Semaine de culture scientifique du 17 au 21 janvier 2017
PORTRAITS DU TEMPS
Un artisan du temps
Jean-Louis Duverger, un horloger fils d’horloger qui répare les horloges. Il côtoie chaque jour les aiguilles et les tic-tac, essayant à chaque réparation d’appréhender à sa manière le temps.
Sur la façade d’une petite boutique bordelaise sont inscrits ces quelques mots :
« Horlogerie d’Antan : atelier de réparations de pendules anciennes ». Derrière cette
inscription se cache Jean-Louis Duverger, horloger spécialisé dans les pendules
anciennes. Chez lui pas de montres, que des horloges à balancier comme les carillons et
les comtoises que l’on retrouve chez nos grands-parents. Il exerce sa profession depuis
33 ans dans la boutique que son père a créée en 1958.

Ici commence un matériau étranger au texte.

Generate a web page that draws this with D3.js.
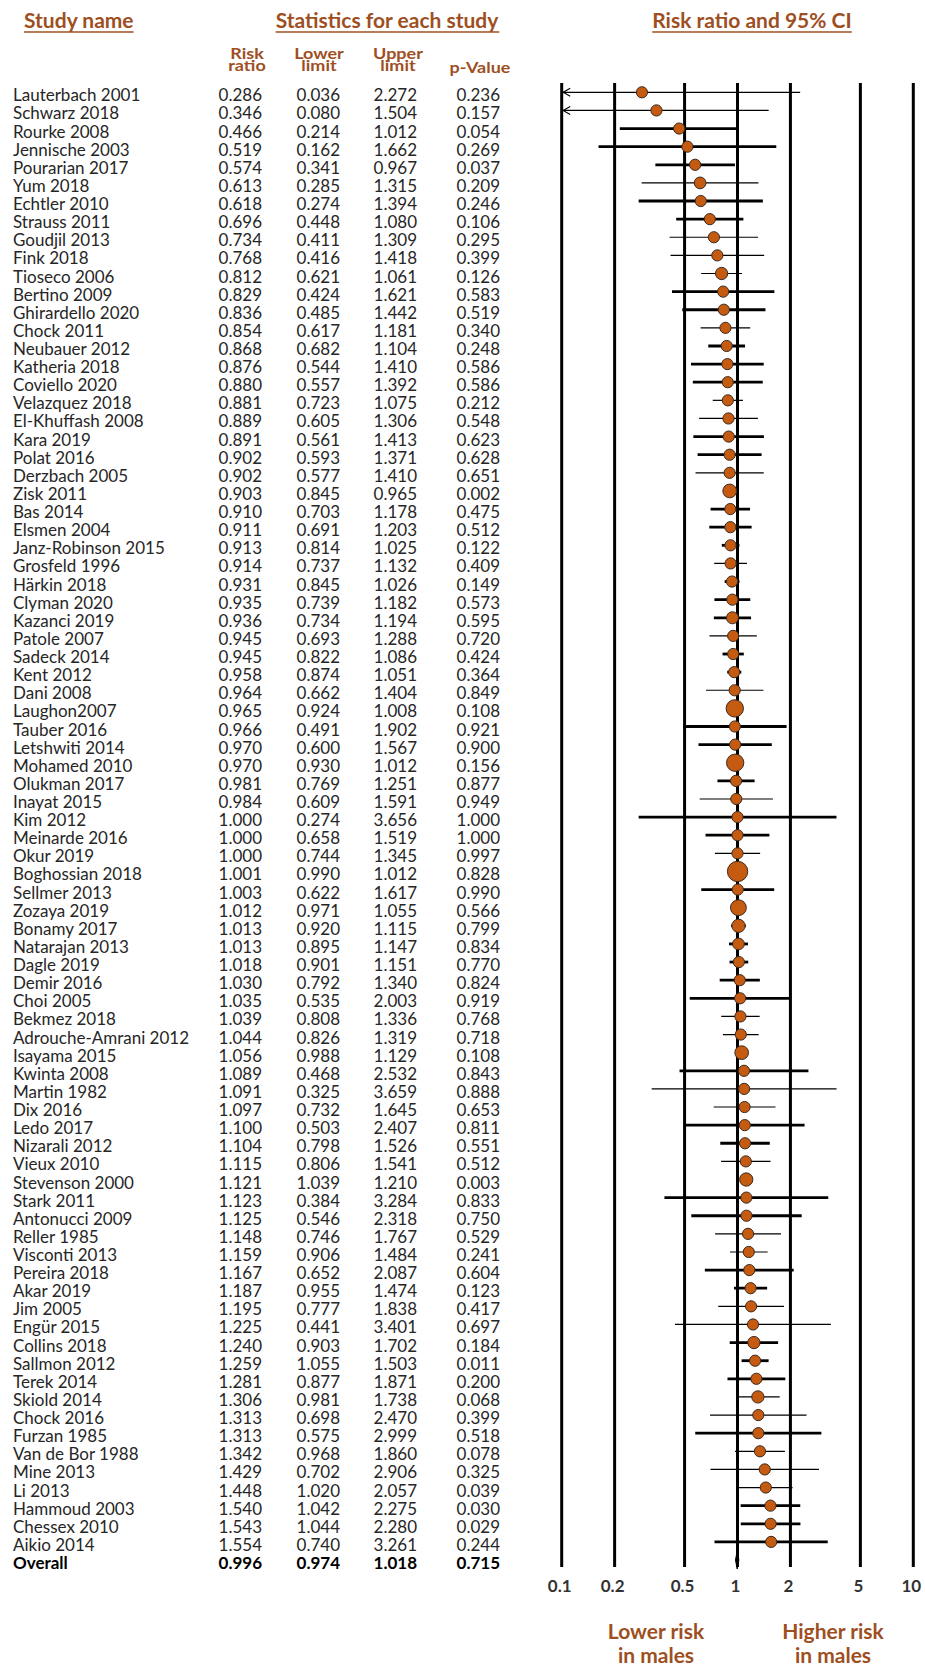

Depuis toutes ces années, le temps incarne son quotidien. Lors de chaque réparation, il
accompagne, écoute et façonne le temps pour redonner vie aux horloges que ses clients
lui confient. Leurs pendules sont exposées dans sa boutique, attendant de retrouver une
seconde jeunesse et de repartir dans les bras de leurs propriétaires. Ces dernières sont
de tous les types, et proviennent de toutes les époques. Un melting-pot temporel qui le
fascine et grâce auquel il se promène à travers les âges. « Chaque jour j’ai sous les yeux
plusieurs siècles d’aboutissement d’horlogerie, souligne-t-il. Cela rend chaque réparation
unique puisque, suivant les époques, les mécanismes sont différents. »
Lorsque les pièces des vieilles pendules sont endommagées, cet horloger prend soin de
les recréer en respectant fidèlement leur modèle original. Un savoir-faire particulier où il
faut pouvoir limer, tourner, fraiser, ajuster et souder avec minutie. « C’est vraiment un
métier compliqué et certaines choses ne s’apprennent plus dans les écoles d’horlogerie.
Mon métier est amené à disparaître et je vais devoir former moi-même mon
successeur. » Un constat où le temps se met naturellement en perspective.
Le secret du bonheur
Au-delà de l’artisan, et des tâches manuelles qui lui incombent, on retrouve un homme
intrigué par le cœur même de son métier. Bercé par les tic-tac incessants des carillons,
Jean-Louis Duverger se questionne régulièrement sur cette notion singulière qu’est le
temps. Les aiguilles l’observent et l’obsèdent, « c’est vrai que j’ai lu de nombreux livres
sur le temps, raconte-t-il, la plupart traitent de sujets techniques, mais j’aime également
me plonger dans des ouvrages de philosophie et de science ».
Du haut de ses 53 ans, il est apaisé, conscient d’avoir sa propre temporalité et d’avoir
son vécu derrière lui. À cause de son environnement, il est persuadé d’appréhender le
temps différemment des autres. « Quand vous entrez dans ma boutique, vous avez
l’impression d’être hors du temps, vous prenez conscience de son existence. » Il vit
encerclé par les cadrans d’horloge, se confrontant au temps qui passe. Certains
pourraient trouver l’expérience angoissante, mais pour Jean-Louis Duverger, ce n’est
qu’une représentation de son temps intérieur.
Avec les horloges comme conseillères, il a su composer sa propre recette du bonheur.
Une formule qu’il livre en toute simplicité, « le secret de la vie c’est de savoir gérer son
temps, utilisez-le de manière noble, et vous serez heureux ».